--- SHORT EXERCISE ---
Go through the data below and gather each line containing "this".

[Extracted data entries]
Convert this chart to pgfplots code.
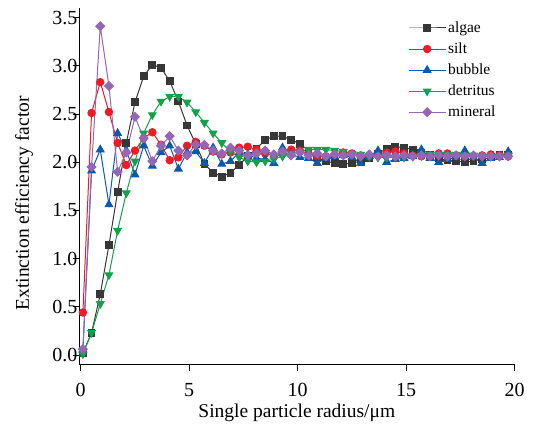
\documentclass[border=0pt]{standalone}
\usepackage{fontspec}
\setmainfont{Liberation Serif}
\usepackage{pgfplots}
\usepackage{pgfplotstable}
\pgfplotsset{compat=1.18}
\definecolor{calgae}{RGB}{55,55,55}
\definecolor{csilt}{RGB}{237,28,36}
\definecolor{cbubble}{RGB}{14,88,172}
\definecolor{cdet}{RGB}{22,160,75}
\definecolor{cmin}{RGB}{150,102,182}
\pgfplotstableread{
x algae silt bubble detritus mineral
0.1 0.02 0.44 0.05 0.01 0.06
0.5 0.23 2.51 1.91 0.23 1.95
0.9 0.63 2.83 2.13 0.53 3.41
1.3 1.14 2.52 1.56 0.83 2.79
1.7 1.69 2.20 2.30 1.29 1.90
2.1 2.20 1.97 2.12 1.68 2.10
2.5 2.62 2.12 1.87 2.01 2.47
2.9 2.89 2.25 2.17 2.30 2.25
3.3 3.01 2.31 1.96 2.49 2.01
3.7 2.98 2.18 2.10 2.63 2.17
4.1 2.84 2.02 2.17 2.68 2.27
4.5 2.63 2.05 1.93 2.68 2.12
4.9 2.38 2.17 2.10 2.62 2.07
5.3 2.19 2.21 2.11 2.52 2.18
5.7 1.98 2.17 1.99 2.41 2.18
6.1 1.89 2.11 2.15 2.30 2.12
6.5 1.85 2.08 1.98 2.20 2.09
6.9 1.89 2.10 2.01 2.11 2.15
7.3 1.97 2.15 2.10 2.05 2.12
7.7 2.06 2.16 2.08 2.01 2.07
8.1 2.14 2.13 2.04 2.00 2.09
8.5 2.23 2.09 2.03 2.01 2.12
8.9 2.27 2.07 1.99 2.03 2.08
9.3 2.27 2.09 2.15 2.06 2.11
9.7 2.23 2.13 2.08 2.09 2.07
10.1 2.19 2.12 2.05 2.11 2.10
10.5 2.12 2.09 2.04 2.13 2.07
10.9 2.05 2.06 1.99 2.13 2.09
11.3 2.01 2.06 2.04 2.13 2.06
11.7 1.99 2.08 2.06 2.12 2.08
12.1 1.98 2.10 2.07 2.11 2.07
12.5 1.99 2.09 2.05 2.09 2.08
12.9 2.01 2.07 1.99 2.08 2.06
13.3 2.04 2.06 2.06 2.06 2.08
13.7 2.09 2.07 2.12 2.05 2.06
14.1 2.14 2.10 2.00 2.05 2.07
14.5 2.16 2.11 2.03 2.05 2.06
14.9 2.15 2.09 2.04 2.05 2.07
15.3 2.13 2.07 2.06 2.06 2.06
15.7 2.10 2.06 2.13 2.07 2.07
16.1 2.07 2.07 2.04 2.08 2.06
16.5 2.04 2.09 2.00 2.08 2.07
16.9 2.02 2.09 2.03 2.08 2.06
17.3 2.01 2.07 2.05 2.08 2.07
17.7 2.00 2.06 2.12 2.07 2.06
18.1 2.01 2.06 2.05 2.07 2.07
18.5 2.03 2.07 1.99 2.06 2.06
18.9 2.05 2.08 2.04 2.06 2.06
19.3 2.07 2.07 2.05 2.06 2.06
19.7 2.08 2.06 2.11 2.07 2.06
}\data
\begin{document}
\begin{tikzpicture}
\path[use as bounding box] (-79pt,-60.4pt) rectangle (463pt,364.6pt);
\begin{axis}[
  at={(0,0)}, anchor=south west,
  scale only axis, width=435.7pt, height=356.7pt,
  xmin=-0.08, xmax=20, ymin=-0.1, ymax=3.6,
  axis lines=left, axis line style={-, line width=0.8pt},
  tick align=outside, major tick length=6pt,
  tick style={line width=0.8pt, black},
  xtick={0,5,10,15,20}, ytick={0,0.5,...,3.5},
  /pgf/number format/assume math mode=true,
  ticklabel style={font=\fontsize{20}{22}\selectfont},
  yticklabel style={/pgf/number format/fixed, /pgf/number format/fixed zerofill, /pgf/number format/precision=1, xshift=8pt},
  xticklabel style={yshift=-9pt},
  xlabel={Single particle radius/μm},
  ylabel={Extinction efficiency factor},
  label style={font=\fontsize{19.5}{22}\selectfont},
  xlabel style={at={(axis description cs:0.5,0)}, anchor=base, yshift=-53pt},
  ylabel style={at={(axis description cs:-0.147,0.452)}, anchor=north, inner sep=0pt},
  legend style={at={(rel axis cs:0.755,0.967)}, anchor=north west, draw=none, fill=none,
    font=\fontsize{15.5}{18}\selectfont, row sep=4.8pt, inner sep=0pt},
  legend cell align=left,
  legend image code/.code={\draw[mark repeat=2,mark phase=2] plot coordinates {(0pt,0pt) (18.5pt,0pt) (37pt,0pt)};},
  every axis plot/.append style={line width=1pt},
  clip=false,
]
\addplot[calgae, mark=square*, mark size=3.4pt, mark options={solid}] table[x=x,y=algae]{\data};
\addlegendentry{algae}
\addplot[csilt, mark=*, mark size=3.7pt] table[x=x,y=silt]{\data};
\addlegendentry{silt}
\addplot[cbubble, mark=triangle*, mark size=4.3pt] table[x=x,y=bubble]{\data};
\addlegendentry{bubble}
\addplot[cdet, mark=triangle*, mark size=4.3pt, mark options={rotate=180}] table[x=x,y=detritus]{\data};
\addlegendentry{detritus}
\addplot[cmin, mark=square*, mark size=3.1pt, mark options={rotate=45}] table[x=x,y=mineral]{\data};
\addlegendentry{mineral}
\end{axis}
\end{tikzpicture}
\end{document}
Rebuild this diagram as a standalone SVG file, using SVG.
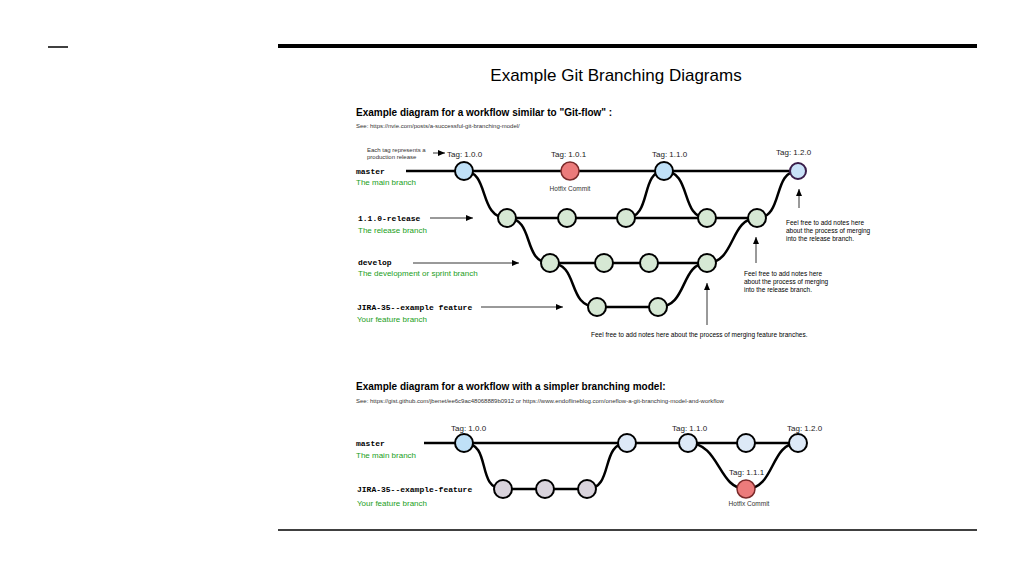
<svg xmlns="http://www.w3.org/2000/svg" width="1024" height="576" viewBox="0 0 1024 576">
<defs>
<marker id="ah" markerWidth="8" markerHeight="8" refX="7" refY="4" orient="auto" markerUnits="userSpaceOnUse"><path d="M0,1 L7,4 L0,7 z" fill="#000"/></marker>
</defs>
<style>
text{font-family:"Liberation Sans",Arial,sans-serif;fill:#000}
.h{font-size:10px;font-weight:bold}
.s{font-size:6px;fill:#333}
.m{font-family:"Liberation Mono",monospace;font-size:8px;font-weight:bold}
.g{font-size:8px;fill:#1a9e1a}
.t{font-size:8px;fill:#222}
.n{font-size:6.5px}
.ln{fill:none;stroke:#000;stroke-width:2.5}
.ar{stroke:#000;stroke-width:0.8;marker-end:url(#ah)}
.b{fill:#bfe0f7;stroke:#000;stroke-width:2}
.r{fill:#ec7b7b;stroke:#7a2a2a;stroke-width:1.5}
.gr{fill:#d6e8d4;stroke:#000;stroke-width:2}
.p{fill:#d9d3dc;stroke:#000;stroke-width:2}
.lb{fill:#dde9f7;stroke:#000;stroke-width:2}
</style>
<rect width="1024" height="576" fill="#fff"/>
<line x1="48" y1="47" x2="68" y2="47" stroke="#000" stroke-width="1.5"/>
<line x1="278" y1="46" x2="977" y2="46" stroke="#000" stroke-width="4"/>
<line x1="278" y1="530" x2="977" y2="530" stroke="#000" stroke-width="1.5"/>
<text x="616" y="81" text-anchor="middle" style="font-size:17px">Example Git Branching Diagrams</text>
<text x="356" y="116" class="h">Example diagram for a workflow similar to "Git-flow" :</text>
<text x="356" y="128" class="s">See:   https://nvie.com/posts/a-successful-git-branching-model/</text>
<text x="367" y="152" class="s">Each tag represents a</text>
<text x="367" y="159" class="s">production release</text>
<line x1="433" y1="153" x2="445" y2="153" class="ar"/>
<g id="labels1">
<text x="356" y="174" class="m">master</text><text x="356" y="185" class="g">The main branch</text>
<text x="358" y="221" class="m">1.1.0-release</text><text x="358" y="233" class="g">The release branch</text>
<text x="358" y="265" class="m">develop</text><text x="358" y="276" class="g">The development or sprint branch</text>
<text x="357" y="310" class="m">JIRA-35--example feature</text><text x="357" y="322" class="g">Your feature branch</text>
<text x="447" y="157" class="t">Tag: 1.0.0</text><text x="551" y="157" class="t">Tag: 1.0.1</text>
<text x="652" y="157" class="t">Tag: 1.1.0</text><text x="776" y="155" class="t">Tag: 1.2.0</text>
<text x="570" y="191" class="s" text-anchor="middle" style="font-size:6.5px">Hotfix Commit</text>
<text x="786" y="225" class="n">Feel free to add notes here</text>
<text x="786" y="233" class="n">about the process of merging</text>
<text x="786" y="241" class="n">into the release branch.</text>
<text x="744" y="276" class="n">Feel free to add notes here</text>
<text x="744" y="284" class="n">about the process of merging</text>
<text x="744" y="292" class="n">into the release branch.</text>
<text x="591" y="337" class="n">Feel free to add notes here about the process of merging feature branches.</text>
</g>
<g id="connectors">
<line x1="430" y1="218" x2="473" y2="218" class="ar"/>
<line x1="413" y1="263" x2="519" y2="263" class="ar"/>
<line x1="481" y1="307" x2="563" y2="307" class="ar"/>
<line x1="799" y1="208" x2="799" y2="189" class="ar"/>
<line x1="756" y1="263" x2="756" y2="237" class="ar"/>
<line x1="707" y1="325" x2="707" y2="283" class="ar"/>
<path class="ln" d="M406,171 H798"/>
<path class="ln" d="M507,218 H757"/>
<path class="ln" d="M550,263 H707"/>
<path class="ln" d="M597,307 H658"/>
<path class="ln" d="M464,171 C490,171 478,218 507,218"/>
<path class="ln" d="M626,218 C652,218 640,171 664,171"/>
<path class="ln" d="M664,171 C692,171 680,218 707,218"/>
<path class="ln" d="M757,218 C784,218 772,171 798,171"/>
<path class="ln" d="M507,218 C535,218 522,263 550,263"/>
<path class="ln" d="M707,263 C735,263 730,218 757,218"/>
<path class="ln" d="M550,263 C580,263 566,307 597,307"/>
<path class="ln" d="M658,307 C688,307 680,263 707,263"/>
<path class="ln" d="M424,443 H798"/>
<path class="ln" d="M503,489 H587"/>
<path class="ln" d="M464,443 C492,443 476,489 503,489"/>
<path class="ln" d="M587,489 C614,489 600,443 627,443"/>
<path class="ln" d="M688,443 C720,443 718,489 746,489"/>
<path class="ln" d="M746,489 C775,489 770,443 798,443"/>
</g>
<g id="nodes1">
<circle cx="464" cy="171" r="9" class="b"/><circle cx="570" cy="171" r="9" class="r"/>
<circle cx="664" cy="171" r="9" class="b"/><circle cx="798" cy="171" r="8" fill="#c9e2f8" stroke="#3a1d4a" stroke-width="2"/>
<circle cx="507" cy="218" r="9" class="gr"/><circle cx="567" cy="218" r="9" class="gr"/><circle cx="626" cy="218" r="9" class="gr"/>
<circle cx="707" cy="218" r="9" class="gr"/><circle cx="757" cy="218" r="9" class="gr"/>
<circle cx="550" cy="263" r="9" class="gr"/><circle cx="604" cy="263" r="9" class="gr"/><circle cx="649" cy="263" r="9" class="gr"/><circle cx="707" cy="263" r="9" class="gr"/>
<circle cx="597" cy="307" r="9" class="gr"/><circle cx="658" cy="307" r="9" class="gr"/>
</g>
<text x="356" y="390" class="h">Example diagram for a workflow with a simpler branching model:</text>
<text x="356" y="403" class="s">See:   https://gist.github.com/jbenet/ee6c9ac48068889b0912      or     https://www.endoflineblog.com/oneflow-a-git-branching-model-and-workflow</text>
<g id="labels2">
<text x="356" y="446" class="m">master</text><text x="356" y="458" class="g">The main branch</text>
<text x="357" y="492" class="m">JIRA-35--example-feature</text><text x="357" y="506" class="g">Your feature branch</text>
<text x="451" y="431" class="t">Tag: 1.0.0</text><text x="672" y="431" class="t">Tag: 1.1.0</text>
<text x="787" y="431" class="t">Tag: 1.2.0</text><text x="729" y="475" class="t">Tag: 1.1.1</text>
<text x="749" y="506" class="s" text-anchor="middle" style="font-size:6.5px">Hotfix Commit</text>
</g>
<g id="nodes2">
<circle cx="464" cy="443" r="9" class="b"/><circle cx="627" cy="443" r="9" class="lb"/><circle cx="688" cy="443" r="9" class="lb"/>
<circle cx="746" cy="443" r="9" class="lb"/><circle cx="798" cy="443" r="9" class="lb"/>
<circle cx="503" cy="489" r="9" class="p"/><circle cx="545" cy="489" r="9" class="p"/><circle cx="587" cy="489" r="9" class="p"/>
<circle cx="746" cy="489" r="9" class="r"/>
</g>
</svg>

--- FINAL RESULT ---
Convert this chart to pgfplots code.
Rebuild this diagram as a standalone SVG file, using SVG.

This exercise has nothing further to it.